Su Domani prosegue il Blog mafie, da un’idea di Attilio Bolzoni. Potete seguirlo su questa pagina. Ogni mese un macro-tema, approfondito con un nuovo contenuto al giorno in collaborazione con l’associazione Cosa vostra. Questa serie è incentrata sul generale Carlo Alberto dalla Chiesa ucciso quarant’anni fa il 3 settembre del 1982.


La decorazione per la sua «campagna di Sicilia» è una medaglia d’argento al valor militare. Carlo Alberto dalla Chiesa lariceve tre anni dopo, quando è già lontano da Corleone e dalla mafia.

A Firenze la sua famiglia diventa più numerosa: il 23 ottobre 1952 nasce Simona. Un periodo di serenità per i dalla Chiesa.

Uno dei pochi. Perché, dopo la Toscana, per il capitano comincia una girandola di trasferimenti. Como. Milano. Roma. Torino.

Non fa in tempo ad arrivare in una caserma che già c’è l’ordine di spostarsi in un’altra. In un anno i trasferimenti sono ben quattro. Sempre lontano dai figli e dalla moglie. La famiglia ogni tanto prova a seguirlo, i ragazzi cambiano città e insegnanti a metà anno scolastico. Il più delle volte se ne va via da solo.

Il «duro» carabiniere soffre il distacco dagli affetti, vive come un’ingiustizia i continui cambiamenti di sede, è smarrito, si sente emarginato dentro l’Arma, avverte che qualcuno – «in alto» – non lo apprezza. Anzi, fa di tutto per ostacolarlo e mortificarlo.

Confesserà molti anni dopo: «È stato il momento più difficile della mia carriera».

È in quegli anni che comincia un’appassionata corrispondenza con la moglie. Lettere d’amore e poi lettere sempre più malinconiche. Descrive il suo avvilimento per le umiliazioni, le privazioni, la mancanza dei suoi ragazzi, la difficoltà di arrivare alla fine del mese con lo stipendio. Deve farsi bastare i soldi per pagare un alloggio decoroso. Al Comando gli promettono quello di servizio, a Roma. Poi, però, glielo negano.

A Torino prende in affitto una camera «per 35-36 mila lire compreso il riscaldamento». Fa l’elenco minuzioso delle spese quotidiane: «Novecento lire per la mensa senza vino, la lavatura della biancheria, il giornale…».

È la vita più intima di Carlo Alberto dalla Chiesa che viene sconvolta nei primi Anni Sessanta. Intorno a sé ha il vuoto.

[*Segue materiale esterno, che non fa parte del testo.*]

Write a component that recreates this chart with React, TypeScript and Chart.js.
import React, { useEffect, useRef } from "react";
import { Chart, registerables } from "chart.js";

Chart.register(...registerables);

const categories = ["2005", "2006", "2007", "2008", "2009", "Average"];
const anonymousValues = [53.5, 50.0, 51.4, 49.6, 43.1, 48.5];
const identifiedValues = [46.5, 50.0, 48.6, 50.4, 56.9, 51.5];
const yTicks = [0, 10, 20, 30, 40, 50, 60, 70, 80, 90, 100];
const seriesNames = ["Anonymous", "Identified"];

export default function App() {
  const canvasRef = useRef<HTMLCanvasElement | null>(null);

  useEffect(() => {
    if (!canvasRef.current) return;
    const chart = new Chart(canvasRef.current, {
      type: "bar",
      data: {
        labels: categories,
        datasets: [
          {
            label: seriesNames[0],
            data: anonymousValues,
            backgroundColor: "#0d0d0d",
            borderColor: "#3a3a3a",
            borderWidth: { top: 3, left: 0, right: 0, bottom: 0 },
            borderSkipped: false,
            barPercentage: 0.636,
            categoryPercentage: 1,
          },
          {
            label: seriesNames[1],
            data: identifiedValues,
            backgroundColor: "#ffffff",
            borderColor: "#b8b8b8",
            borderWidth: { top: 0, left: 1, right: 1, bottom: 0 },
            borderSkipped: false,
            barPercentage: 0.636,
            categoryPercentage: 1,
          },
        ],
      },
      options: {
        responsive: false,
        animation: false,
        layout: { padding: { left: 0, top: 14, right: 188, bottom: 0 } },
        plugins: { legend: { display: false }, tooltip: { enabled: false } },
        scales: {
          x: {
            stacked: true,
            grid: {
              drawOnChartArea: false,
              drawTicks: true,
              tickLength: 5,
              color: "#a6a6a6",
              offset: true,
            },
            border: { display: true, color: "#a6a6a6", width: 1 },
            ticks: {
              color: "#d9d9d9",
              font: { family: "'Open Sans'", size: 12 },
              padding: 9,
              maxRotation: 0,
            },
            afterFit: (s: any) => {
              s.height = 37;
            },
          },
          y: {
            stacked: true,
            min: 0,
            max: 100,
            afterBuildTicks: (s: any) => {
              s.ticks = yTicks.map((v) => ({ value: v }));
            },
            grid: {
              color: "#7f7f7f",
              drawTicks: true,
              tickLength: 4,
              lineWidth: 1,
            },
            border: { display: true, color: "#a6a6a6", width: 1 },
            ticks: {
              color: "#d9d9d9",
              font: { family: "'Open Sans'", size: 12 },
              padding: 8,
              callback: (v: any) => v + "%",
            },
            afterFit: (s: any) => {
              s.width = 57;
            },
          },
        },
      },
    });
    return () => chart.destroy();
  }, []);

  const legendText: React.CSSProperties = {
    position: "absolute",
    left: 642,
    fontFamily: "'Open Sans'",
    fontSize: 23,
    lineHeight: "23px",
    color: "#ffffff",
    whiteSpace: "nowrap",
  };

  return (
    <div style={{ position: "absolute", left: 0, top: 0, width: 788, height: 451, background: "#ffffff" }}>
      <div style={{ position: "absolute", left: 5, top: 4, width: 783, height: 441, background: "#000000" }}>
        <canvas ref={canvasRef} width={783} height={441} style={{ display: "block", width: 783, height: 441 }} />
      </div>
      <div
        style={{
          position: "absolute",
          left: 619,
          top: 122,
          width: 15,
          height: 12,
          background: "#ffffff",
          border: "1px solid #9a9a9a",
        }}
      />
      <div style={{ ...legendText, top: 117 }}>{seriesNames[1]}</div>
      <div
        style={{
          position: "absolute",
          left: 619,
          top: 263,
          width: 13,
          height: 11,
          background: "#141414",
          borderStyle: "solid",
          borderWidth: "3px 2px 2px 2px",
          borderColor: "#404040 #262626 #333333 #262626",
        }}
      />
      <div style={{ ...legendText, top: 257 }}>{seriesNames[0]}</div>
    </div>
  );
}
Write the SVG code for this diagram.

Gira la voce che al Comando Generale lo detestino, dicono che è un «tipo pericoloso». Giovanissimi ufficiali vengono messi sull’avviso dai superiori: «Stategli lontano».

Come più volte gli accadrà anche in futuro, Carlo Alberto dalla Chiesa è solo anche dentro la sua Arma dei carabinieri.

Ma ubbidisce sempre. Per principio e per amore della sua famiglia.

Scrive alla moglie: «Ho subito tutto, tesoro, anche la flessione della spina dorsale per non fare dell’altro male a te e ai bambini; ho inghiottito senza reagire unicamente nella speranza che la nostra Madonnina ci proteggerà ancora e ci ridarà tutto il bene di cui siamo stati ingiustamente privati».

Dal nucleo di polizia giudiziaria della Corte di Appello di Milano alla IV° Brigata di Roma e, ancora, alla Legione «Allievi carabinieri di leva» di Torino. È il trasferimento più punitivo.

Per il maggiore dalla Chiesa non c’è pace. Ha quarantatre anni, una moglie e tre figli lontani. Si dispera per quella penitenza che deve scontare chissà per quanto tempo ancora.